Software Settings and Driver Adjustments
First, look at the driver settings. In the NVIDIA Control Panel, the default "Power Management Mode" is often set to "Optimal Power" or "Adaptive." However, many users change this to "Prefer Maximum Performance" under the assumption that it improves gaming or training speeds. Don't do this. This forces the GPU to stay in high P-states even when it is sitting idle, burning electricity and generating heat. Keep it on "Optimal Power" so the clock speeds drop when the GPU is idle.
Second, pay attention to background processes.
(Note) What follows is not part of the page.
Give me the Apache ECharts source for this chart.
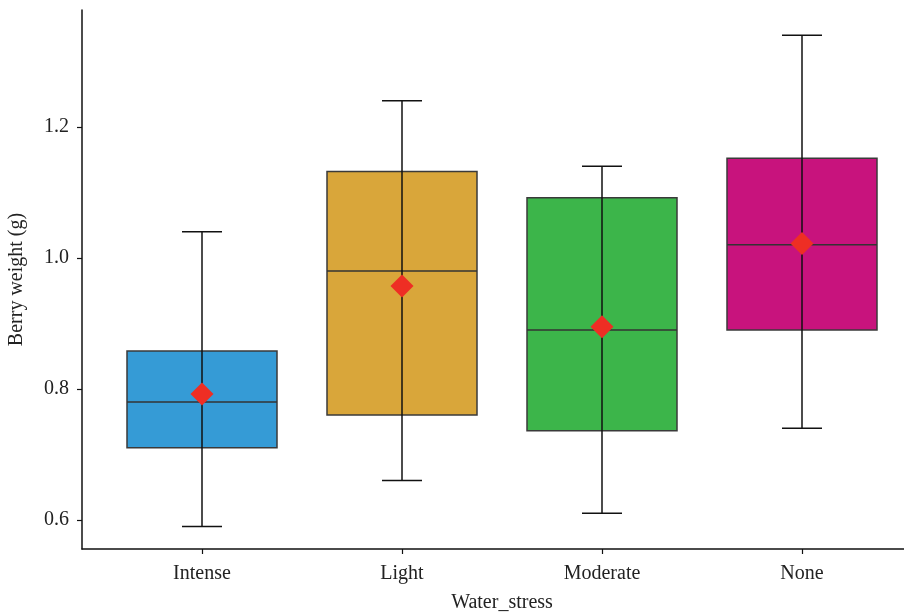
<!DOCTYPE html>
<html>
<head>
<meta charset="utf-8">
<script src="https://cdn.jsdelivr.net/npm/echarts@6/dist/echarts.min.js"></script>
<style>html,body{margin:0;padding:0;background:#fff}#c{width:904px;height:613px}</style>
</head>
<body>
<div id="c"></div>
<script>
const categories = ['Intense', 'Light', 'Moderate', 'None'];
const whiskerLow = [0.59, 0.66, 0.61, 0.74];
const q1 = [0.71, 0.76, 0.736, 0.89];
const median = [0.78, 0.98, 0.89, 1.02];
const q3 = [0.858, 1.132, 1.092, 1.152];
const whiskerHigh = [1.04, 1.24, 1.14, 1.34];
const means = [0.792, 0.957, 0.895, 1.022];
const yTicks = [0.6, 0.8, 1.0, 1.2];
const colors = ['#359bd6', '#d9a63a', '#3cb54a', '#c8137d'];

const boxData = categories.map((c, i) => [i + 1, whiskerLow[i], q1[i], median[i], q3[i], whiskerHigh[i], i]);
const meanData = categories.map((c, i) => [i + 1, means[i]]);

const chart = echarts.init(document.getElementById('c'));
const FONT = 'Liberation Serif';
chart.setOption({
  animation: false,
  grid: { left: 82, top: 10, right: -18, bottom: 64, outerBoundsMode: 'none', containLabel: false },
  xAxis: {
    type: 'value', min: 0.4, max: 4.6,
    name: 'Water_stress', nameLocation: 'middle', nameGap: 44,
    nameTextStyle: { fontFamily: FONT, fontSize: 20, color: '#222' },
    axisLine: { show: true, lineStyle: { color: '#111', width: 1.5 } },
    axisTick: { show: true, length: 5, lineStyle: { color: '#111', width: 1.2 }, customValues: [1, 2, 3, 4] },
    axisLabel: { fontFamily: FONT, fontSize: 20, color: '#222', margin: 15,
      customValues: [1, 2, 3, 4], formatter: v => categories[Math.round(v) - 1] || '' },
    splitLine: { show: false }
  },
  yAxis: {
    type: 'value', min: 0.5555, max: 1.3785,
    name: 'Berry weight (g)', nameLocation: 'middle', nameGap: 55,
    nameTextStyle: { fontFamily: FONT, fontSize: 20, color: '#222' },
    axisLine: { show: true, lineStyle: { color: '#111', width: 1.5 } },
    axisTick: { show: true, length: 5, lineStyle: { color: '#111', width: 1.2 }, customValues: yTicks },
    axisLabel: { fontFamily: FONT, fontSize: 20, color: '#222', margin: 13,
      customValues: yTicks, formatter: v => v.toFixed(1) },
    splitLine: { show: false }
  },
  series: [
    {
      type: 'custom',
      data: boxData,
      encode: { x: 0, y: [1, 2, 3, 4, 5] },
      clip: false,
      renderItem: function (params, api) {
        const x = api.value(0);
        const idx = api.value(6);
        const bw = 0.375, cw = 0.1;
        const pLow = api.coord([x, api.value(1)]);
        const pQ1 = api.coord([x, api.value(2)]);
        const pMed = api.coord([x, api.value(3)]);
        const pQ3 = api.coord([x, api.value(4)]);
        const pHigh = api.coord([x, api.value(5)]);
        const xl = api.coord([x - bw, 1])[0], xr = api.coord([x + bw, 1])[0];
        const cl = api.coord([x - cw, 1])[0], cr = api.coord([x + cw, 1])[0];
        const ls = { stroke: '#111', lineWidth: 1.5 };
        return {
          type: 'group',
          children: [
            { type: 'rect', shape: { x: xl, y: pQ3[1], width: xr - xl, height: pQ1[1] - pQ3[1] },
              style: { fill: colors[idx], stroke: '#3a3a3a', lineWidth: 1.5 } },
            { type: 'line', shape: { x1: xl, y1: pMed[1], x2: xr, y2: pMed[1] }, style: { stroke: '#333', lineWidth: 1.5 } },
            { type: 'line', shape: { x1: pLow[0], y1: pLow[1], x2: pHigh[0], y2: pHigh[1] }, style: ls },
            { type: 'line', shape: { x1: cl, y1: pLow[1], x2: cr, y2: pLow[1] }, style: ls },
            { type: 'line', shape: { x1: cl, y1: pHigh[1], x2: cr, y2: pHigh[1] }, style: ls }
          ]
        };
      },
      z: 2
    },
    {
      type: 'scatter',
      data: meanData,
      symbol: 'diamond',
      symbolSize: [23, 23],
      itemStyle: { color: '#ee2e24', opacity: 1 },
      z: 5
    }
  ]
});
</script>
</body>
</html>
Applications using hardware acceleration—like discord, web browsers, or spotty electron apps—frequently ping the GPU for minor rendering tasks. This wakes the GPU from its deep sleep state. By disabling hardware acceleration in non-essential applications, you let the chip rest in its low-power P12 state.
Hardware and Layout Configurations
Third, adjust your display configurations. If you are running multiple monitors, try to match their refresh rates or lower the refresh rate of your secondary display. If your GPU memory clock won't drop, using tools like NVIDIA Inspector's Multi-Display Power Saver helps force the GPU into lower power states until you launch a full-screen application.
Finally, keep your system drivers updated. Manufacturers constantly tweak how their drivers manage power scaling. An outdated driver might fail to communicate correctly with the operating system's power management plan, keeping the GPU active for no reason.
At the end of the day, peak performance is only half the battle. If we want sustainable, efficient computing platforms—whether they are powering large-scale neural network clusters or individual desktops—we've got to optimize for the moments when the silicon is quiet.